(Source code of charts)
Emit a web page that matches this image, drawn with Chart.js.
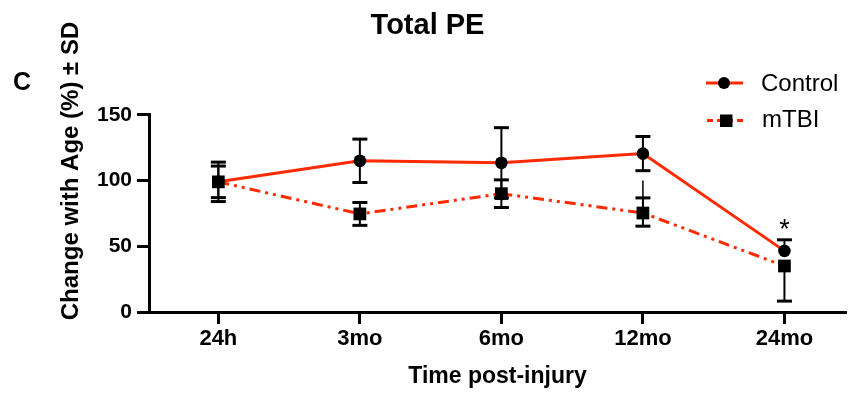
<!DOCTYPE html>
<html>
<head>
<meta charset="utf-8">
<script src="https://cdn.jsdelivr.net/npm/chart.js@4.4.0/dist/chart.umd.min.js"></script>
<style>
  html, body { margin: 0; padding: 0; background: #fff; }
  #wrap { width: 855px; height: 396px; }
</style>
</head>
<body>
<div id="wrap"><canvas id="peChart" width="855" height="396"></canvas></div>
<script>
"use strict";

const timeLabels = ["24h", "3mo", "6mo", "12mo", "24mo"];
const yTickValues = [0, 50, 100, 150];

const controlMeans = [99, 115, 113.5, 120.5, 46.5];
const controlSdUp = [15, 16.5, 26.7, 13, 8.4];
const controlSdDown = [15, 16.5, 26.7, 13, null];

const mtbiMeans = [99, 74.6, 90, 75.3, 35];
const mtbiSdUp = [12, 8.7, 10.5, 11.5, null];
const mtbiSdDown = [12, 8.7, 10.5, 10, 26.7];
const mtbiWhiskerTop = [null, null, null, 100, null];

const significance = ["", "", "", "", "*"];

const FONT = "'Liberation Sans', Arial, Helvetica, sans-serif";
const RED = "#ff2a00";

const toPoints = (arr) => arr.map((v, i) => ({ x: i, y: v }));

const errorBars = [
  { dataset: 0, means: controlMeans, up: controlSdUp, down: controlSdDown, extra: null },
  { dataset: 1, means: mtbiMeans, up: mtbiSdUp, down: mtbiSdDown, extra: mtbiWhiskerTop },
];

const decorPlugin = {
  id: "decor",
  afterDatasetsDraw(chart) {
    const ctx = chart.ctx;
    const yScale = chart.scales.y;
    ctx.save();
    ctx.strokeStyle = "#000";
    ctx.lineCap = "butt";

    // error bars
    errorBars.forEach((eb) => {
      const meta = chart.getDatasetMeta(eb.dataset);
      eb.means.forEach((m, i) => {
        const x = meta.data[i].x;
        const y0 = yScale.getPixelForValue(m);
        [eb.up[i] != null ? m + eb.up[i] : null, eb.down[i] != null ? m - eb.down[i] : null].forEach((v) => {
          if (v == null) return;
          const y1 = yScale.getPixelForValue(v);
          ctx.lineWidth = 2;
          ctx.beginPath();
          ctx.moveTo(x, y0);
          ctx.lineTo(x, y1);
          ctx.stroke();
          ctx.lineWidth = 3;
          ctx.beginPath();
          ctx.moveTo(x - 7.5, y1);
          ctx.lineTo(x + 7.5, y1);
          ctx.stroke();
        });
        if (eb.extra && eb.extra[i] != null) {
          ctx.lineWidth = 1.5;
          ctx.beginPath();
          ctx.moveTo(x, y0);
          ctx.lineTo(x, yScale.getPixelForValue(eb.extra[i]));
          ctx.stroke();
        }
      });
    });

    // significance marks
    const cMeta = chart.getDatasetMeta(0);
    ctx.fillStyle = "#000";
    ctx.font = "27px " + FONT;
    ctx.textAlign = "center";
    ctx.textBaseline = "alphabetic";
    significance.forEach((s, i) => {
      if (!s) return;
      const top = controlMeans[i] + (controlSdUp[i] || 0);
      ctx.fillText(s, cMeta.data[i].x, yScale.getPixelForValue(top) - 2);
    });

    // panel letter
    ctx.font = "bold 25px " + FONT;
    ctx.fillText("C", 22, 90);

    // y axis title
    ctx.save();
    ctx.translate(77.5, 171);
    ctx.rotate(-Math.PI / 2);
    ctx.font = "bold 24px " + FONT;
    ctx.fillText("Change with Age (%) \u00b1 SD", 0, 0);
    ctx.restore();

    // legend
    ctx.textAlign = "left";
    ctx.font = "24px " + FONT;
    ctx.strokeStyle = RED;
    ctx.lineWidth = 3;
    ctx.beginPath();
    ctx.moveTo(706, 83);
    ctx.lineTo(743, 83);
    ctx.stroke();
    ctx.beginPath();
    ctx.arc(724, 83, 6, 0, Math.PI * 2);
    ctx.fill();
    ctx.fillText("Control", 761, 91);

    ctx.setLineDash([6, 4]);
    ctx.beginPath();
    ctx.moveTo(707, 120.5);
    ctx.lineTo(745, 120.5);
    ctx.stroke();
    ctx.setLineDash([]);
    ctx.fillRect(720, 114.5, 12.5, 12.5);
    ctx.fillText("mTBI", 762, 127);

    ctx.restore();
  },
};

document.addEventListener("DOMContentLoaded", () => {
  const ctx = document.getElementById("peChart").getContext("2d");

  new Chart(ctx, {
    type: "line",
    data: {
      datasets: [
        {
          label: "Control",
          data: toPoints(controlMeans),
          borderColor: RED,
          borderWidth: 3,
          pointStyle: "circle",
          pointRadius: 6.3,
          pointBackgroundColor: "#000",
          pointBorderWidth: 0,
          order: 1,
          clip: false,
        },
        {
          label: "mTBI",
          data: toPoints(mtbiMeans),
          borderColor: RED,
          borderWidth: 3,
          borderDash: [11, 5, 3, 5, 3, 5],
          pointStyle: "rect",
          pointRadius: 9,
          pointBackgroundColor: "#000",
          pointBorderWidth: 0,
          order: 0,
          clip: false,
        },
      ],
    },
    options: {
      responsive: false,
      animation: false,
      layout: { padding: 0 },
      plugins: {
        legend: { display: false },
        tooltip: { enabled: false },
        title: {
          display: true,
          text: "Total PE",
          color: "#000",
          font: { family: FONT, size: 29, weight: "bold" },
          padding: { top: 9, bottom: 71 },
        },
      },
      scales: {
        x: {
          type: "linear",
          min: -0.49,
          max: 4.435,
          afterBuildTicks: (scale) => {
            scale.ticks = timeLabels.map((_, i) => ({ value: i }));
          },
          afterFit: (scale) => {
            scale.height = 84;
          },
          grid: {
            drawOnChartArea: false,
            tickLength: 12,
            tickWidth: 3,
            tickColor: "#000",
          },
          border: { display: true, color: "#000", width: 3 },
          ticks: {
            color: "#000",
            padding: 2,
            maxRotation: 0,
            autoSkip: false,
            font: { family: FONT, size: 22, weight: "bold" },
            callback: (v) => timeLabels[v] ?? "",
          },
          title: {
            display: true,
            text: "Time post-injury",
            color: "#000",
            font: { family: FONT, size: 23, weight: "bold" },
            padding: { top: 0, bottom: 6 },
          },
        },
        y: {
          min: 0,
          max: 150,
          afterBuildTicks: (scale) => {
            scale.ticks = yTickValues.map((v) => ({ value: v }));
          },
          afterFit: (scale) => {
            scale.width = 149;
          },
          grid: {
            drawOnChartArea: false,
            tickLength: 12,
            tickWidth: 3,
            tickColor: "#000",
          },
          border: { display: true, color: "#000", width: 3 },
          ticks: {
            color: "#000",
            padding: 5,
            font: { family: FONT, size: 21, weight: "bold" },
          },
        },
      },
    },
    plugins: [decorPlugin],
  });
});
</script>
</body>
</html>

---

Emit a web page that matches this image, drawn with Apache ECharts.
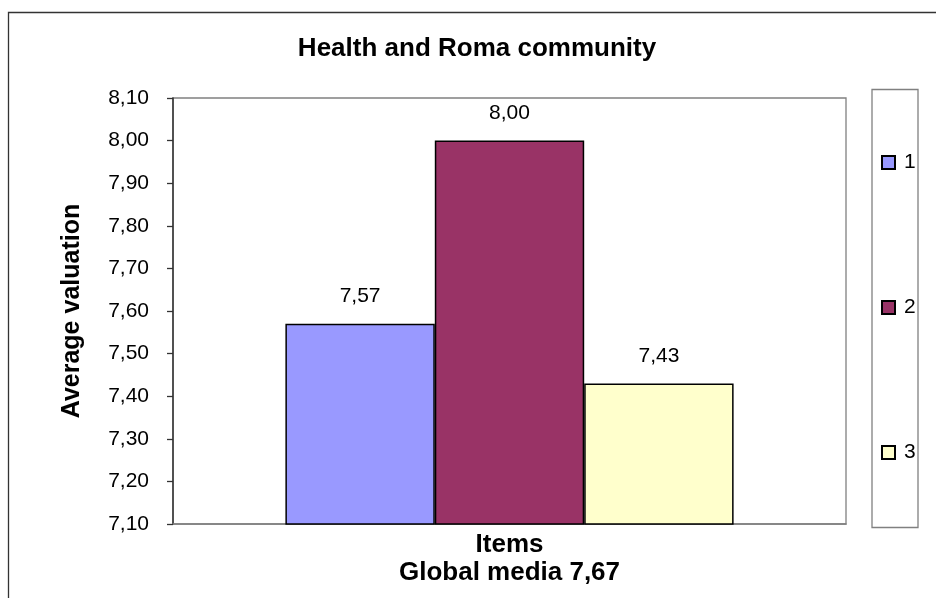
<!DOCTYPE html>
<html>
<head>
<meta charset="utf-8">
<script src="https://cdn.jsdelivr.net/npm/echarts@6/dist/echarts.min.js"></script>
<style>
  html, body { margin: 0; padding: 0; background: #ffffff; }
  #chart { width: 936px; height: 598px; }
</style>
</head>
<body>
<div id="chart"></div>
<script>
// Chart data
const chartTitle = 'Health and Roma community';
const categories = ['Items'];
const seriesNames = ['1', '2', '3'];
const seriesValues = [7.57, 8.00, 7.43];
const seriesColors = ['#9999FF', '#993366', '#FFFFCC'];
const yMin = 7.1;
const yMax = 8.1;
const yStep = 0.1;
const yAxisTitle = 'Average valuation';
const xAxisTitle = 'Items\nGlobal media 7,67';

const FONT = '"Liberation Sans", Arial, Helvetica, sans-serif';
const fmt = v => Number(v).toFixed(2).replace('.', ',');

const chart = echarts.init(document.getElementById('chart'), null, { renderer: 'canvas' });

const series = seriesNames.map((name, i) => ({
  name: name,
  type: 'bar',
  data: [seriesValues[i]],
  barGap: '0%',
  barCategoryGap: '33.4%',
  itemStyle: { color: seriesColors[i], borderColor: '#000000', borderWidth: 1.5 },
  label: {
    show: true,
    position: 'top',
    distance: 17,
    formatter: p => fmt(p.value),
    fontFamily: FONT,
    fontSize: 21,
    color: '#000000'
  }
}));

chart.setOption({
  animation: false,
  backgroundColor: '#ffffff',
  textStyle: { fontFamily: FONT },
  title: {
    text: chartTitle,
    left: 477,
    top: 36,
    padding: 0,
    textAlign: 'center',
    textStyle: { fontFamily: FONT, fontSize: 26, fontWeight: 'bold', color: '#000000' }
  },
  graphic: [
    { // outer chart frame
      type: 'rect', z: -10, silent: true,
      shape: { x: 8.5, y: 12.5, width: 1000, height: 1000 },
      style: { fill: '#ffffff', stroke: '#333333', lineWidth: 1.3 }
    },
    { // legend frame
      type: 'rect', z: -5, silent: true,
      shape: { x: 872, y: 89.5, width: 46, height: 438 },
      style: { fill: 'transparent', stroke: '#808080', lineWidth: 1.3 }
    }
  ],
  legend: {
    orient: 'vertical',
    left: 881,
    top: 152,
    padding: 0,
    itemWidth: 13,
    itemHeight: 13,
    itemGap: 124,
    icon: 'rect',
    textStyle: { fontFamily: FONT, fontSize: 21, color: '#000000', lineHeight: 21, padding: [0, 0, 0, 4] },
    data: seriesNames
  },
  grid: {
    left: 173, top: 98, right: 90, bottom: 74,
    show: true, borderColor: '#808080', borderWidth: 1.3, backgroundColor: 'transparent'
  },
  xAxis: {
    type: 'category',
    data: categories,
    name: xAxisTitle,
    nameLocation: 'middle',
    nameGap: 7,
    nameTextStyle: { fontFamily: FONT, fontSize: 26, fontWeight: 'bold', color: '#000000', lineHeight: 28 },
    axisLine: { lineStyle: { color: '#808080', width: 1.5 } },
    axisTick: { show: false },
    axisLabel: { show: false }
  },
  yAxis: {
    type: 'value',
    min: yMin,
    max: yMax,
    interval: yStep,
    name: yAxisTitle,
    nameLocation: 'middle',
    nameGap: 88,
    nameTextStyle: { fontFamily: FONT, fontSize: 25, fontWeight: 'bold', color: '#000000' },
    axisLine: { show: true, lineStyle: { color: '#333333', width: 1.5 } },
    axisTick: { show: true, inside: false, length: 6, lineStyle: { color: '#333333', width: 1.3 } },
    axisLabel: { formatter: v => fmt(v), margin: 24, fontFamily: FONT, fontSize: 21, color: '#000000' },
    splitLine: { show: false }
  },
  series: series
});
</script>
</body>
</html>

* Problem description
Lines of the listing that contain the word "with" are to be counted; report only their number.

* Solved exercise
3